Chapters 1-4 are essentially a narrative of her major campaigns.

Chapter 1 looks at her early education and her difficult childhood, which inured her to war. By the age of 10, her father had been assassinated, the Holy Roman Emperor (Henry III) had invaded her family lands, and she herself had been taken as a POW. She learned pretty quickly that if she couldn't protect herself, she may not survive. By the time she was approaching her 30s, her mother was grooming her for office, and she even participated in an attempt to lauch a 'crusade' with the famous Pope Gregory VII in 1074 (this was 21 years before the First Crusade was formally proclaimed). Unfortunately, this expedtion broke apart, but Matilda learned a lot from it.

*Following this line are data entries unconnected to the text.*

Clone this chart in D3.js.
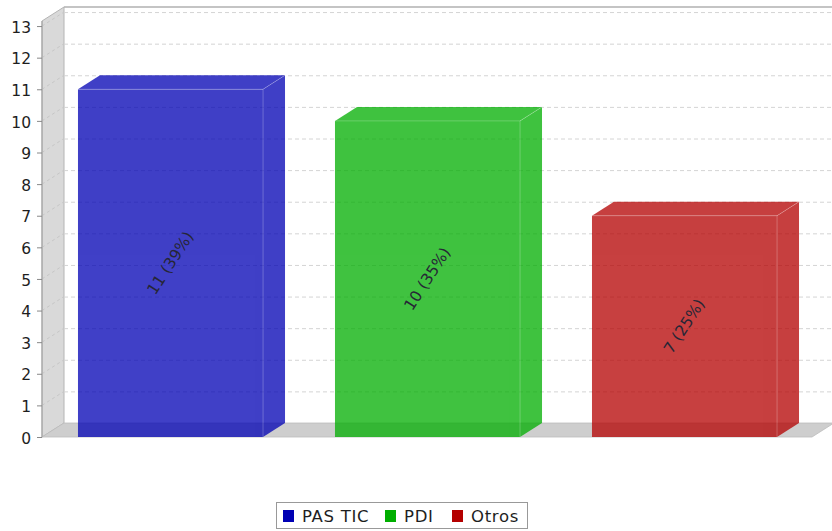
<!DOCTYPE html>
<html>
<head>
<meta charset="utf-8">
<script src="https://cdn.jsdelivr.net/npm/d3@7"></script>
<style>
  html, body { margin: 0; padding: 0; background: #fff; }
  svg { display: block; font-family: "DejaVu Sans", sans-serif; }
</style>
</head>
<body>
<svg id="chart" width="832" height="531"></svg>
<script>
const categories = ["PAS TIC", "PDI", "Otros"];
const values = [11, 10, 7];
const percents = [39, 35, 25];
const colors = ["#0000b4", "#00ae00", "#b40000"];
const yTicks = [0, 1, 2, 3, 4, 5, 6, 7, 8, 9, 10, 11, 12, 13];

const svg = d3.select("#chart");
const W = 832;
const dx = 22, dy = 14;          // 3D depth offset
const front = { left: 42, right: 810, bottom: 437, top: 21 };

const x = d3.scaleBand().domain(categories)
  .range([front.left, front.right + 3])
  .paddingInner(0.28).paddingOuter(0.14);
const y = d3.scaleLinear().domain([0, 13.16]).range([front.bottom, front.top]);

// back wall
svg.append("rect")
  .attr("x", front.left + dx).attr("y", front.top - dy)
  .attr("width", W - (front.left + dx) + 2).attr("height", front.bottom - front.top)
  .attr("fill", "#fff");

// left wall
svg.append("polygon")
  .attr("points", [[front.left, front.bottom], [front.left, front.top], [front.left + dx, front.top - dy], [front.left + dx, front.bottom - dy]].join(" "))
  .attr("fill", "#d9d9d9").attr("stroke", "#b4b4b4").attr("stroke-width", 1);

// floor
svg.append("polygon")
  .attr("points", [[front.left, front.bottom], [front.left + dx, front.bottom - dy], [W + 2, front.bottom - dy], [front.right + 2, front.bottom]].join(" "))
  .attr("fill", "#cecece").attr("stroke", "#bdbdbd").attr("stroke-width", 0.8);

// top border of back wall
svg.append("line")
  .attr("x1", front.left + dx).attr("x2", W)
  .attr("y1", front.top - dy).attr("y2", front.top - dy)
  .attr("stroke", "#b0b0b0").attr("stroke-width", 1.5);

// gridlines on back wall and left wall
const grid = svg.append("g");
yTicks.filter(v => v > 0).forEach(v => {
  grid.append("line")
    .attr("x1", front.left + dx).attr("x2", W)
    .attr("y1", y(v) - dy + 0.5).attr("y2", y(v) - dy + 0.5)
    .attr("stroke", "#d4d4d4").attr("stroke-width", 1).attr("stroke-dasharray", "4,3");
  grid.append("line")
    .attr("x1", front.left).attr("x2", front.left + dx)
    .attr("y1", y(v)).attr("y2", y(v) - dy)
    .attr("stroke", "#c6c6c6").attr("stroke-width", 1).attr("stroke-dasharray", "3,3");
});

// bars
const bars = svg.append("g");
categories.forEach((c, i) => {
  const x0 = x(c), x1 = x(c) + x.bandwidth();
  const yv = y(values[i]), yb = y(0);
  const g = bars.append("g").attr("opacity", 0.75);
  g.append("rect").attr("x", x0).attr("y", yv).attr("width", x1 - x0).attr("height", yb - yv)
    .attr("fill", colors[i]);
  g.append("polygon")
    .attr("points", [[x0, yv], [x0 + dx, yv - dy], [x1 + dx, yv - dy], [x1, yv]].join(" "))
    .attr("fill", colors[i]);
  g.append("polygon")
    .attr("points", [[x1, yv], [x1 + dx, yv - dy], [x1 + dx, yb - dy], [x1, yb]].join(" "))
    .attr("fill", colors[i]);
  // light edges
  bars.append("polyline")
    .attr("points", [[x0, yv], [x1, yv], [x1, yb]].join(" "))
    .attr("fill", "none").attr("stroke", "rgba(255,255,255,0.22)").attr("stroke-width", 1);
  bars.append("line")
    .attr("x1", x1).attr("y1", yv).attr("x2", x1 + dx).attr("y2", yv - dy)
    .attr("stroke", "rgba(255,255,255,0.22)").attr("stroke-width", 1);
});

// bar labels
categories.forEach((c, i) => {
  const cx = x(c) + x.bandwidth() / 2;
  const cy = (y(values[i]) + y(0)) / 2;
  svg.append("text")
    .attr("transform", `translate(${cx},${cy}) rotate(-57)`)
    .attr("text-anchor", "middle").attr("dominant-baseline", "central")
    .attr("font-size", 15.5).attr("fill", "#262636")
    .text(`${values[i]} (${percents[i]}%)`);
});

// y axis
const axis = svg.append("g").attr("transform", `translate(${front.left},0)`)
  .call(d3.axisLeft(y).tickValues(yTicks).tickFormat(d3.format("d")).tickSize(5).tickPadding(6));
axis.select(".domain").attr("stroke", "#a0a0a0").attr("d", `M0,${front.top}V${front.bottom}`);
axis.selectAll(".tick line").attr("stroke", "#888");
axis.selectAll(".tick text").attr("font-size", 15.5).attr("fill", "#1e1e1e")
  .attr("font-family", "DejaVu Sans, sans-serif").attr("dy", "0.4em");

// legend
const legend = svg.append("g");
legend.append("rect").attr("x", 276.5).attr("y", 502.5).attr("width", 251).attr("height", 26)
  .attr("fill", "#fff").attr("stroke", "#999").attr("stroke-width", 1);
const legendX = [283, 385, 452];
categories.forEach((c, i) => {
  legend.append("rect").attr("x", legendX[i]).attr("y", 510).attr("width", 11).attr("height", 12)
    .attr("fill", colors[i]);
  legend.append("text").attr("x", legendX[i] + 19).attr("y", 522)
    .attr("font-size", 16.5).attr("fill", "#1e1e1e").attr("letter-spacing", "0.7")
    .text(c);
});
</script>
</body>
</html>
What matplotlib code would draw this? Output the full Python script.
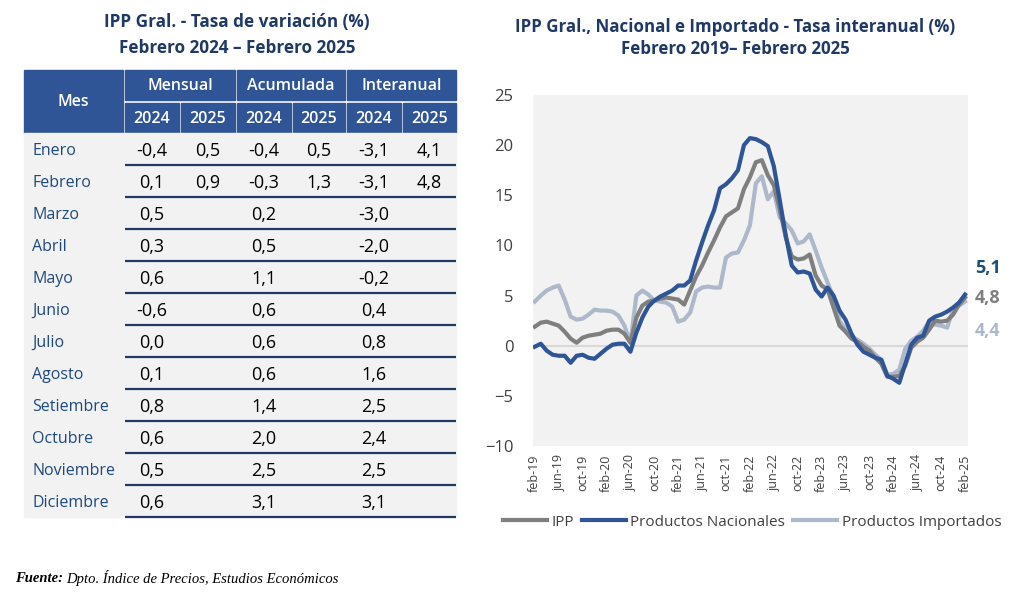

Chapters 2 and 3 look at Matilda's great victory over the Holy Roman Emperor Henry IV in the Investiture Wars. It covers the famous meeting between pope Gregory VII and Henry IV at Canossa in 1077, when the emperor was humiliated by being forced to stand out in the snow before the front gates for three days. While this is one of the most famous events in medieval history, most historians are not aware of the fact that the castle of Canossa itself was Matilda's, and it was she who was protecting the pope from the emperor at that time!

The rest of chapters 2 and three document Matilda's early defeats at the Battle of Volta (1080) and Gregory's expulsion from Rome (1084). But it also looks at the turning of the tide with Matilda's great victory at the Battle of Sorbara (1084), her invasion of Rome (1087) and her final victory over Henry at Canossa (1092) and Nogara (1095). In fact, it was really Matilda rather than the popes that defeated the emperor in this phase of the Investiture Contest.

Chapter 4 examines Matilda's later campaigns, when she was called the gran contessa ('great countess') and ruled a huge swathe of Italy with an iron fist. She led successful sieges against the cities of Ferrara (1101), Parma (1104), Prato (1107), and Mantua (1114). In fact, she seems to have staved off the communal movement in Northern Italy mainly due to the great fear that so many people had of her. We find her leading military campaigns well after her 60th birthday.

Chapter 5 switches gears to take a look at the ways in which male authors dealt with the idea of a woman in command. While her political enemies predictably savaged her as a quarrelsome, irrational woman, her allies defended her as a just warrior and servant of God. Some of her allies were actually some of the most prominent legal theorists of the age-- men like Anselm of Lucca-- and so her campaigns did have some impact on the propaganda and law of the day.

In the conclusions I return to the wider issue of women in war and try to put Matilda's campaigns into context. I note that the Investiture War was as much a war of ideas as of territory, and in this respect sometimes mirrors modern insurgencies and 'Fourth Generation Warfare'. I also take some parting shots at modern military historians who don't know that thinking about these types of wars did not suddenly begin with the introduction of gunpowder :)

In short, my book is not for everyone-- while I give a pretty detailed introduction to the period in my introduction, it would be a little hard for someone with no knowledge at all of medieval history to jump right into it. But if you do have a bit of a background, I think you'll find it pretty interesting, as most of these campaigns have not really been studied in English before.